» **Exercise description**
Output the full listing below exactly, without the pictures.

» **Source data**
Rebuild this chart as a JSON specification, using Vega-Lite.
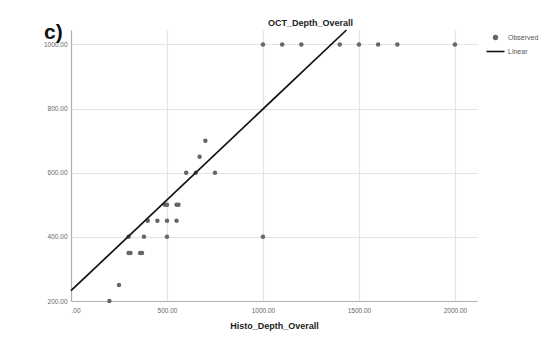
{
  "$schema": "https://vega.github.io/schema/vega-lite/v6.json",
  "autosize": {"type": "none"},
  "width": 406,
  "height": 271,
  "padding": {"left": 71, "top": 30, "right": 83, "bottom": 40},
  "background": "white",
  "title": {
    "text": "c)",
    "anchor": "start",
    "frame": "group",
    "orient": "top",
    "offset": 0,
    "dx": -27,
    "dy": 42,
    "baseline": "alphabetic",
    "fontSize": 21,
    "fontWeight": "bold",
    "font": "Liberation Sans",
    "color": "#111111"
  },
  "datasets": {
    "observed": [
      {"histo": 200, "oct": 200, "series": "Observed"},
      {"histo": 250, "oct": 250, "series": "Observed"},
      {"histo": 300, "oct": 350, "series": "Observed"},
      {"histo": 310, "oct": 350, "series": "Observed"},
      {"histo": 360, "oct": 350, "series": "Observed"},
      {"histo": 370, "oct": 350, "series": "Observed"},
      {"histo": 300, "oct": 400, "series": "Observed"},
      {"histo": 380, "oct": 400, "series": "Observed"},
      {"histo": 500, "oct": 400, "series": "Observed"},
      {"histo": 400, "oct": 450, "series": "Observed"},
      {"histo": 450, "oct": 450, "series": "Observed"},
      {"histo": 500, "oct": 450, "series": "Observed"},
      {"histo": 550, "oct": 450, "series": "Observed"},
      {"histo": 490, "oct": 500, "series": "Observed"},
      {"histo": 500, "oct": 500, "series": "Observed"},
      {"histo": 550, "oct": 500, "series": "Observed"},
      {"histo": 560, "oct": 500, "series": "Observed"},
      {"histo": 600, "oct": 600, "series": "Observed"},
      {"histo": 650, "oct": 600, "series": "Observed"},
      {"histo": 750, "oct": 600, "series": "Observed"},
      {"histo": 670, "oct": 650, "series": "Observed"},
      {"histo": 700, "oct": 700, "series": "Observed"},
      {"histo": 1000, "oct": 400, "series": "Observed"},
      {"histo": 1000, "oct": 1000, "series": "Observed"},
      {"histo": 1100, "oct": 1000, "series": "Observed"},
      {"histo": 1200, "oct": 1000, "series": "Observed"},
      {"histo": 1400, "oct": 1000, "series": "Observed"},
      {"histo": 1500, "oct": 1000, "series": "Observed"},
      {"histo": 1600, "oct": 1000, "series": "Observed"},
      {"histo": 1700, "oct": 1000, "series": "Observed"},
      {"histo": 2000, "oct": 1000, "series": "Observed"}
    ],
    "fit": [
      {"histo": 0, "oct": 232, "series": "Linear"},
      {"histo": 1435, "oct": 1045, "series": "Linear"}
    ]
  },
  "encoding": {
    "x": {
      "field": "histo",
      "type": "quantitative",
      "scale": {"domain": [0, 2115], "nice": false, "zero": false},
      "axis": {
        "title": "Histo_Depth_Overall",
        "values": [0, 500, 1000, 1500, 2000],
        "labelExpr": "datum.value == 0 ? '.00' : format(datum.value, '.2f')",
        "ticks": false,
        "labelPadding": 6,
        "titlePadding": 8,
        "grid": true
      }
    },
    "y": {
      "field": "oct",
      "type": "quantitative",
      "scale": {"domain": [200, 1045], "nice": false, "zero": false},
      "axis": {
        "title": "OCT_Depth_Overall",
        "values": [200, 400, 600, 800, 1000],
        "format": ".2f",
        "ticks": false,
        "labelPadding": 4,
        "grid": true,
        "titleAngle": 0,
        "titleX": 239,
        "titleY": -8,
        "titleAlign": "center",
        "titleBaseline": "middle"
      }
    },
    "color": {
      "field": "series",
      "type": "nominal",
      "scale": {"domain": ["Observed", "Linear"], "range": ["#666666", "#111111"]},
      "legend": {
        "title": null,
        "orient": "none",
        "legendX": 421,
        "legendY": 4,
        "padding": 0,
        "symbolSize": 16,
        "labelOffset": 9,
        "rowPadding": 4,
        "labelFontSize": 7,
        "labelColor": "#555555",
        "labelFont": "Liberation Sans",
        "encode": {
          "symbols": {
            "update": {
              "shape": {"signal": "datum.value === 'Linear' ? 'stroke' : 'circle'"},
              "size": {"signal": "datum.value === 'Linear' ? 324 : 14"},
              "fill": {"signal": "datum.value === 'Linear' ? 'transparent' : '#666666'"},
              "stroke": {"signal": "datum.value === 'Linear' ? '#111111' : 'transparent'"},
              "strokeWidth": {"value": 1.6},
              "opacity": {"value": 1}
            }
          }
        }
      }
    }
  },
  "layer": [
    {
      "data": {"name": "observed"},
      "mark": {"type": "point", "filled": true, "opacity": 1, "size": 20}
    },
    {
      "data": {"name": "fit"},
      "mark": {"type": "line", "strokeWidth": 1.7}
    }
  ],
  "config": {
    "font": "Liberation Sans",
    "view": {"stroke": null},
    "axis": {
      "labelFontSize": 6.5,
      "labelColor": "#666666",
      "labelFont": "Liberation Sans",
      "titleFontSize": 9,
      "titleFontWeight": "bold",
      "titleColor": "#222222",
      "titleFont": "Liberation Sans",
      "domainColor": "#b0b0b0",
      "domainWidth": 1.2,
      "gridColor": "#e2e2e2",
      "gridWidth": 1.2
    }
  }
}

» **Response to the exercise**
Rebuild this chart as a JSON specification, using Vega-Lite.
{
  "$schema": "https://vega.github.io/schema/vega-lite/v6.json",
  "autosize": {"type": "none"},
  "width": 406,
  "height": 271,
  "padding": {"left": 71, "top": 30, "right": 83, "bottom": 40},
  "background": "white",
  "title": {
    "text": "c)",
    "anchor": "start",
    "frame": "group",
    "orient": "top",
    "offset": 0,
    "dx": -27,
    "dy": 42,
    "baseline": "alphabetic",
    "fontSize": 21,
    "fontWeight": "bold",
    "font": "Liberation Sans",
    "color": "#111111"
  },
  "datasets": {
    "observed": [
      {"histo": 200, "oct": 200, "series": "Observed"},
      {"histo": 250, "oct": 250, "series": "Observed"},
      {"histo": 300, "oct": 350, "series": "Observed"},
      {"histo": 310, "oct": 350, "series": "Observed"},
      {"histo": 360, "oct": 350, "series": "Observed"},
      {"histo": 370, "oct": 350, "series": "Observed"},
      {"histo": 300, "oct": 400, "series": "Observed"},
      {"histo": 380, "oct": 400, "series": "Observed"},
      {"histo": 500, "oct": 400, "series": "Observed"},
      {"histo": 400, "oct": 450, "series": "Observed"},
      {"histo": 450, "oct": 450, "series": "Observed"},
      {"histo": 500, "oct": 450, "series": "Observed"},
      {"histo": 550, "oct": 450, "series": "Observed"},
      {"histo": 490, "oct": 500, "series": "Observed"},
      {"histo": 500, "oct": 500, "series": "Observed"},
      {"histo": 550, "oct": 500, "series": "Observed"},
      {"histo": 560, "oct": 500, "series": "Observed"},
      {"histo": 600, "oct": 600, "series": "Observed"},
      {"histo": 650, "oct": 600, "series": "Observed"},
      {"histo": 750, "oct": 600, "series": "Observed"},
      {"histo": 670, "oct": 650, "series": "Observed"},
      {"histo": 700, "oct": 700, "series": "Observed"},
      {"histo": 1000, "oct": 400, "series": "Observed"},
      {"histo": 1000, "oct": 1000, "series": "Observed"},
      {"histo": 1100, "oct": 1000, "series": "Observed"},
      {"histo": 1200, "oct": 1000, "series": "Observed"},
      {"histo": 1400, "oct": 1000, "series": "Observed"},
      {"histo": 1500, "oct": 1000, "series": "Observed"},
      {"histo": 1600, "oct": 1000, "series": "Observed"},
      {"histo": 1700, "oct": 1000, "series": "Observed"},
      {"histo": 2000, "oct": 1000, "series": "Observed"}
    ],
    "fit": [
      {"histo": 0, "oct": 232, "series": "Linear"},
      {"histo": 1435, "oct": 1045, "series": "Linear"}
    ]
  },
  "encoding": {
    "x": {
      "field": "histo",
      "type": "quantitative",
      "scale": {"domain": [0, 2115], "nice": false, "zero": false},
      "axis": {
        "title": "Histo_Depth_Overall",
        "values": [0, 500, 1000, 1500, 2000],
        "labelExpr": "datum.value == 0 ? '.00' : format(datum.value, '.2f')",
        "ticks": false,
        "labelPadding": 6,
        "titlePadding": 8,
        "grid": true
      }
    },
    "y": {
      "field": "oct",
      "type": "quantitative",
      "scale": {"domain": [200, 1045], "nice": false, "zero": false},
      "axis": {
        "title": "OCT_Depth_Overall",
        "values": [200, 400, 600, 800, 1000],
        "format": ".2f",
        "ticks": false,
        "labelPadding": 4,
        "grid": true,
        "titleAngle": 0,
        "titleX": 239,
        "titleY": -8,
        "titleAlign": "center",
        "titleBaseline": "middle"
      }
    },
    "color": {
      "field": "series",
      "type": "nominal",
      "scale": {"domain": ["Observed", "Linear"], "range": ["#666666", "#111111"]},
      "legend": {
        "title": null,
        "orient": "none",
        "legendX": 421,
        "legendY": 4,
        "padding": 0,
        "symbolSize": 16,
        "labelOffset": 9,
        "rowPadding": 4,
        "labelFontSize": 7,
        "labelColor": "#555555",
        "labelFont": "Liberation Sans",
        "encode": {
          "symbols": {
            "update": {
              "shape": {"signal": "datum.value === 'Linear' ? 'stroke' : 'circle'"},
              "size": {"signal": "datum.value === 'Linear' ? 324 : 14"},
              "fill": {"signal": "datum.value === 'Linear' ? 'transparent' : '#666666'"},
              "stroke": {"signal": "datum.value === 'Linear' ? '#111111' : 'transparent'"},
              "strokeWidth": {"value": 1.6},
              "opacity": {"value": 1}
            }
          }
        }
      }
    }
  },
  "layer": [
    {
      "data": {"name": "observed"},
      "mark": {"type": "point", "filled": true, "opacity": 1, "size": 20}
    },
    {
      "data": {"name": "fit"},
      "mark": {"type": "line", "strokeWidth": 1.7}
    }
  ],
  "config": {
    "font": "Liberation Sans",
    "view": {"stroke": null},
    "axis": {
      "labelFontSize": 6.5,
      "labelColor": "#666666",
      "labelFont": "Liberation Sans",
      "titleFontSize": 9,
      "titleFontWeight": "bold",
      "titleColor": "#222222",
      "titleFont": "Liberation Sans",
      "domainColor": "#b0b0b0",
      "domainWidth": 1.2,
      "gridColor": "#e2e2e2",
      "gridWidth": 1.2
    }
  }
}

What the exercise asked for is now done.